I tried to run onnx-mlir bidaf-9.onnx But hit error in https://github.com/onnx/onnx-mlir/blob/main/src/Conversion/ONNXToKrnl/Math/Reduction.cpp#L709 because estimatedSimdLoopTripCount not initialized.

Is this expected for Windows build of onnx-mlir?

gongsu832 commented 8 months ago

I tried to run onnx-mlir bidaf-9.onnx But hit error in https://github.com/onnx/onnx-mlir/blob/main/src/Conversion/ONNXToKrnl/Math/Reduction.cpp#L709 because estimatedSimdLoopTripCount not initialized.

Is this expected for Windows build of onnx-mlir?

SIMD related code typically only works on s390x Linux so failure on Windows isn't surprising. @AlexandreEichenberger should be able to provide more definitive answer since he wrote most of the SIMD code.

python3kgae commented 8 months ago

Created a PR to create only one globalOp for all strings in a string literal https://github.com/onnx/onnx-mlir/pull/2727

This could save a lot of time when debugging bidaf-9 model.

AlexandreEichenberger commented 8 months ago

I tried to run onnx-mlir bidaf-9.onnx But hit error in https://github.com/onnx/onnx-mlir/blob/main/src/Conversion/ONNXToKrnl/Math/Reduction.cpp#L709 because estimatedSimdLoopTripCount not initialized.

Is this expected for Windows build of onnx-mlir?

I believe that this happens because on Windows, we run with warning as error.
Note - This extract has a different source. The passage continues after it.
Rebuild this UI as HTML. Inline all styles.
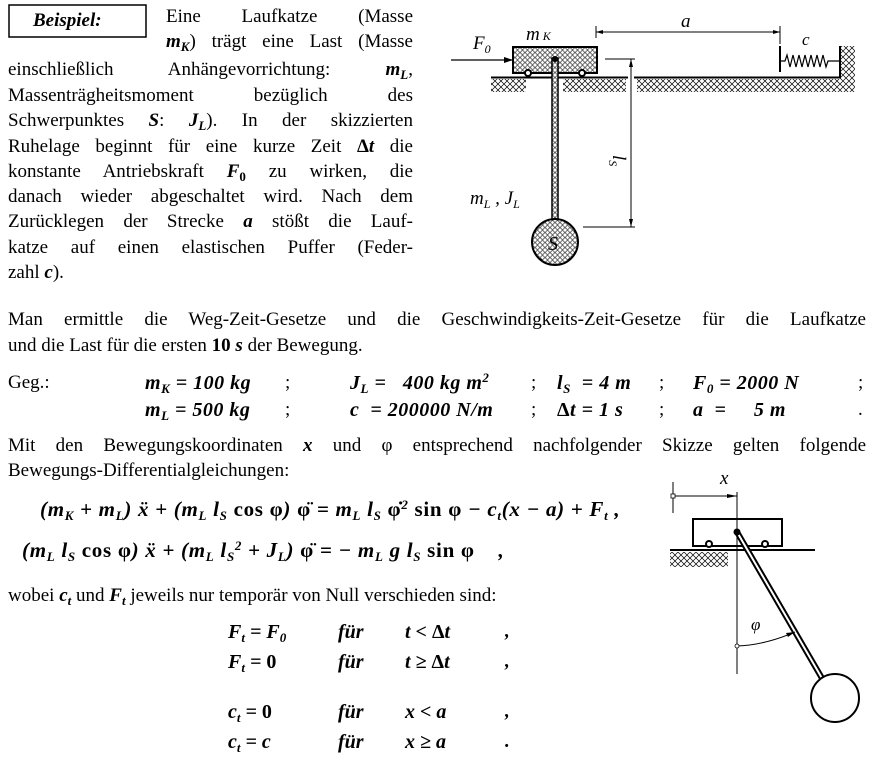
<!DOCTYPE html>
<html><head><meta charset="utf-8"><style>
body{margin:0;width:870px;height:767px;background:#fff;position:relative;overflow:hidden;font-family:"Liberation Serif",serif;font-size:19px;color:#000}
.l{position:absolute;white-space:nowrap;line-height:24px}
.j{text-align:justify;text-align-last:justify;white-space:normal}
b i,i b{font-weight:bold}
.e{position:absolute;white-space:nowrap;font-weight:bold;font-style:italic;line-height:24px}
.g{font-size:20px;letter-spacing:0.5px}
.q{font-size:21px !important;letter-spacing:0.7px}
.k{font-size:20px}
sub{font-size:13px;vertical-align:-4px;line-height:0}
sup{font-size:13px;vertical-align:7px;line-height:0}
svg{position:absolute;left:0;top:0}
</style></head><body>
<svg width="870" height="767" viewBox="0 0 870 767">
<defs>
<pattern id="h" width="6" height="6" patternUnits="userSpaceOnUse"><path d="M0 6L6 0M0 0L6 6" stroke="#000" stroke-width="0.7"/></pattern>
<pattern id="c" width="5" height="5" patternUnits="userSpaceOnUse"><rect width="5" height="5" fill="#fff"/><circle cx="2.5" cy="2.5" r="1.8" fill="none" stroke="#000" stroke-width="0.7"/></pattern>
</defs>
<rect x="9" y="5" width="137" height="32" fill="none" stroke="#000" stroke-width="1.5"/>
<rect x="491" y="79" width="35" height="13" fill="url(#h)"/>
<rect x="563" y="79" width="63" height="13" fill="url(#h)"/>
<rect x="637" y="79" width="203" height="13" fill="url(#h)"/>
<rect x="840" y="46" width="15" height="46" fill="url(#h)"/>
<line x1="491" y1="77.5" x2="628" y2="77.5" stroke="#000" stroke-width="2"/>
<line x1="634" y1="77.5" x2="841" y2="77.5" stroke="#000" stroke-width="2"/>
<line x1="840" y1="46" x2="840" y2="78" stroke="#000" stroke-width="2"/>
<line x1="780" y1="46" x2="780" y2="72" stroke="#000" stroke-width="2"/>
<polyline points="780,61 785,61 787,55 790,67 793,55 796,67 799,55 802,67 805,55 808,67 811,55 814,67 817,55 820,67 823,55 826,67 828,61 840,61" fill="none" stroke="#000" stroke-width="1.2"/>
<rect x="513" y="47" width="84" height="26" fill="url(#c)" stroke="#000" stroke-width="2"/>
<circle cx="528" cy="73" r="3" fill="#fff" stroke="#000" stroke-width="2"/>
<circle cx="582" cy="73" r="3" fill="#fff" stroke="#000" stroke-width="2"/>
<rect x="552" y="58" width="6" height="165" fill="url(#c)" stroke="#000" stroke-width="1.5"/>
<circle cx="555" cy="59" r="3" fill="#000"/>
<circle cx="555" cy="242" r="23" fill="url(#c)" stroke="#000" stroke-width="2"/>
<line x1="451" y1="60" x2="513" y2="60" stroke="#000" stroke-width="1.3"/>
<path d="M513 60l-9-3v6z" fill="#000"/>
<line x1="605" y1="59" x2="635" y2="59" stroke="#000"/>
<line x1="583" y1="227" x2="635" y2="227" stroke="#000"/>
<line x1="631" y1="59" x2="631" y2="227" stroke="#000"/>
<path d="M631 59l-2 8h4zM631 227l-2-8h4z" fill="#000"/>
<line x1="596" y1="26" x2="596" y2="38" stroke="#000"/>
<line x1="596" y1="32" x2="780" y2="32" stroke="#000"/>
<line x1="780" y1="26" x2="780" y2="44" stroke="#000"/>
<path d="M596 32l7-2v4zM780 32l-7-2v4z" fill="#000"/>
<text x="473" y="49" font-family="Liberation Serif" font-style="italic" font-size="19">F<tspan font-size="12" dy="4">0</tspan></text>
<text x="526" y="40" font-family="Liberation Serif" font-style="italic" font-size="19">m<tspan font-size="12" dx="3" dy="0">K</tspan></text>
<text x="681" y="27" font-family="Liberation Serif" font-style="italic" font-size="19">a</text>
<text x="802" y="45" font-family="Liberation Serif" font-style="italic" font-size="17">c</text>
<text x="470" y="204" font-family="Liberation Serif" font-style="italic" font-size="19">m<tspan font-size="12" dy="4">L</tspan><tspan dy="-4"> , J</tspan><tspan font-size="12" dy="4">L</tspan></text>
<text x="548" y="250" font-family="Liberation Serif" font-style="italic" font-size="20">S</text>
<text transform="translate(613,155) rotate(90)" font-family="Liberation Serif" font-style="italic" font-size="19">l<tspan font-size="12" dy="4">S</tspan></text>
<rect x="670" y="552" width="58" height="15" fill="url(#h)"/>
<line x1="673" y1="482" x2="673" y2="513" stroke="#000"/>
<line x1="673" y1="496" x2="737" y2="496" stroke="#000"/>
<rect x="671" y="494" width="4" height="4" fill="#fff" stroke="#000" stroke-width="0.8"/>
<path d="M737 496l-10-2v4z" fill="#000"/>
<line x1="737" y1="492" x2="737" y2="674" stroke="#000"/>
<rect x="693" y="519" width="89" height="27" fill="none" stroke="#000" stroke-width="2"/>
<line x1="670" y1="550" x2="815" y2="550" stroke="#000" stroke-width="2"/>
<circle cx="709" cy="544" r="3" fill="#fff" stroke="#000" stroke-width="2"/>
<circle cx="765" cy="544" r="3" fill="#fff" stroke="#000" stroke-width="2"/>
<line x1="737" y1="532" x2="823" y2="680" stroke="#000" stroke-width="6"/>
<line x1="737" y1="532" x2="823" y2="680" stroke="#fff" stroke-width="2"/>
<circle cx="737" cy="532" r="3.5" fill="#000"/>
<circle cx="835" cy="698" r="24" fill="#fff" stroke="#000" stroke-width="2"/>
<path d="M737 646Q765 645 795 632" fill="none" stroke="#000"/>
<path d="M795 632l-9 1 2 4z" fill="#000"/>
<circle cx="737" cy="646" r="2" fill="#fff" stroke="#000" stroke-width="0.8"/>
<text x="751" y="630" font-family="Liberation Serif" font-style="italic" font-size="17">φ</text>
<text x="720" y="484" font-family="Liberation Serif" font-style="italic" font-size="19">x</text>
</svg>

<div class="l" style="left:33px;top:9px;font-weight:bold;font-style:italic">Beispiel:</div>
<div class="l j" style="left:166px;top:5px;width:247px">Eine Laufkatze (Masse</div>
<div class="l j" style="left:166px;top:30px;width:247px"><b><i>m<sub>K</sub></i></b>) trägt eine Last (Masse</div>
<div class="l j" style="left:8px;top:58px;width:405px">einschließlich Anhängevorrichtung: <b><i>m<sub>L</sub></i></b>,</div>
<div class="l j" style="left:8px;top:84px;width:405px">Massenträgheitsmoment bezüglich des</div>
<div class="l j" style="left:8px;top:109px;width:405px">Schwerpunktes <b><i>S</i></b>: <b><i>J<sub>L</sub></i></b>). In der skizzierten</div>
<div class="l j" style="left:8px;top:135px;width:405px">Ruhelage beginnt für eine kurze Zeit <b>Δ<i>t</i></b> die</div>
<div class="l j" style="left:8px;top:160px;width:405px">konstante Antriebskraft <b><i>F</i><sub>0</sub></b> zu wirken, die</div>
<div class="l j" style="left:8px;top:185px;width:405px">danach wieder abgeschaltet wird. Nach dem</div>
<div class="l j" style="left:8px;top:210px;width:405px">Zurücklegen der Strecke <b><i>a</i></b> stößt die Lauf-</div>
<div class="l j" style="left:8px;top:236px;width:405px">katze auf einen elastischen Puffer (Feder-</div>
<div class="l" style="left:8px;top:261px">zahl <b><i>c</i></b>).</div>

<div class="l j" style="left:8px;top:308px;width:858px">Man ermittle die Weg-Zeit-Gesetze und die Geschwindigkeits-Zeit-Gesetze für die Laufkatze</div>
<div class="l" style="left:8px;top:334px">und die Last für die ersten <b>10</b> <b><i>s</i></b> der Bewegung.</div>

<div class="l" style="left:8px;top:371px">Geg.:</div>
<div class="e g" style="left:145px;top:371px">m<sub>K</sub> = 100 kg</div>
<div class="l" style="left:285px;top:371px">;</div>
<div class="e g" style="left:350px;top:371px">J<sub>L</sub> = &nbsp;&nbsp;400 kg m<sup>2</sup></div>
<div class="l" style="left:531px;top:371px">;</div>
<div class="e g" style="left:557px;top:371px">l<sub>S</sub> &nbsp;= 4 m</div>
<div class="l" style="left:659px;top:371px">;</div>
<div class="e g" style="left:693px;top:371px">F<sub>0</sub> = 2000 N</div>
<div class="l" style="left:858px;top:371px">;</div>
<div class="e g" style="left:145px;top:398px">m<sub>L</sub> = 500 kg</div>
<div class="l" style="left:285px;top:398px">;</div>
<div class="e g" style="left:350px;top:398px">c &nbsp;= 200000 N/m</div>
<div class="l" style="left:531px;top:398px">;</div>
<div class="e g" style="left:557px;top:398px"><span style="font-style:normal">Δ</span>t = 1 s</div>
<div class="l" style="left:659px;top:398px">;</div>
<div class="e g" style="left:693px;top:398px">a &nbsp;= &nbsp;&nbsp;&nbsp;&nbsp;5 m</div>
<div class="l" style="left:858px;top:398px">.</div>

<div class="l j" style="left:8px;top:434px;width:858px">Mit den Bewegungskoordinaten <b><i>x</i></b> und φ entsprechend nachfolgender Skizze gelten folgende</div>
<div class="l" style="left:8px;top:459px">Bewegungs-Differentialgleichungen:</div>

<div class="e q" style="left:40px;top:497px">(m<sub>K</sub> + m<sub>L</sub>) ẍ + (m<sub>L</sub> l<sub>S</sub> <span style="font-style:normal">cos φ</span>) <span style="font-style:normal">φ̈</span> = m<sub>L</sub> l<sub>S</sub> <span style="font-style:normal">φ̇</span><sup>2</sup> <span style="font-style:normal">sin φ</span> − c<sub>t</sub>(x − a) + F<sub>t</sub> ,</div>
<div class="e q" style="left:22px;top:538px">(m<sub>L</sub> l<sub>S</sub> <span style="font-style:normal">cos φ</span>) ẍ + (m<sub>L</sub> l<sub>S</sub><sup>2</sup> + J<sub>L</sub>) <span style="font-style:normal">φ̈</span> = − m<sub>L</sub> g l<sub>S</sub> <span style="font-style:normal">sin φ</span> &nbsp;&nbsp;&nbsp;,</div>

<div class="l" style="left:8px;top:584px">wobei <b><i>c<sub>t</sub></i></b> und <b><i>F<sub>t</sub></i></b> jeweils nur temporär von Null verschieden sind:</div>

<div class="e k" style="left:228px;top:620px">F<sub>t</sub> = F<sub>0</sub></div><div class="e k" style="left:338px;top:620px">für</div><div class="e k" style="left:405px;top:620px">t &lt; <span style="font-style:normal">Δ</span>t</div><div class="e" style="left:505px;top:620px">,</div>
<div class="e k" style="left:228px;top:650px">F<sub>t</sub> = <span style="font-style:normal">0</span></div><div class="e k" style="left:338px;top:650px">für</div><div class="e k" style="left:405px;top:650px">t ≥ <span style="font-style:normal">Δ</span>t</div><div class="e" style="left:505px;top:650px">,</div>
<div class="e k" style="left:228px;top:700px">c<sub>t</sub> = <span style="font-style:normal">0</span></div><div class="e k" style="left:338px;top:700px">für</div><div class="e k" style="left:405px;top:700px">x &lt; a</div><div class="e" style="left:505px;top:700px">,</div>
<div class="e k" style="left:228px;top:730px">c<sub>t</sub> = c</div><div class="e k" style="left:338px;top:730px">für</div><div class="e k" style="left:405px;top:730px">x ≥ a</div><div class="e" style="left:505px;top:730px">.</div>
</body></html>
If you don't mind, probably just adding =0

 int64_t estimatedSimdLoopTripCount = 0;

here https://github.com/onnx/onnx-mlir/blob/01c5c9fb536a43cde36abccf562bb2f6cb594cb4/src/Conversion/ONNXToKrnl/Math/Reduction.cpp#L490 would fix the problem.

In general, SIMD works on x86 Linux, got to assume it does to for Window.

python3kgae commented 8 months ago

The fix is in https://github.com/llvm/llvm-project/commit/c11627c2f4d550613a3cb360c89a0cf52d2eb720

tungld commented 8 months ago

@python3kgae thanks so much!!!

python3kgae commented 8 months ago

@python3kgae thanks so much!!!

Thank you for create this project :)

cjvolzka commented 6 months ago

Closing as this was fixed by recent llvm uplift.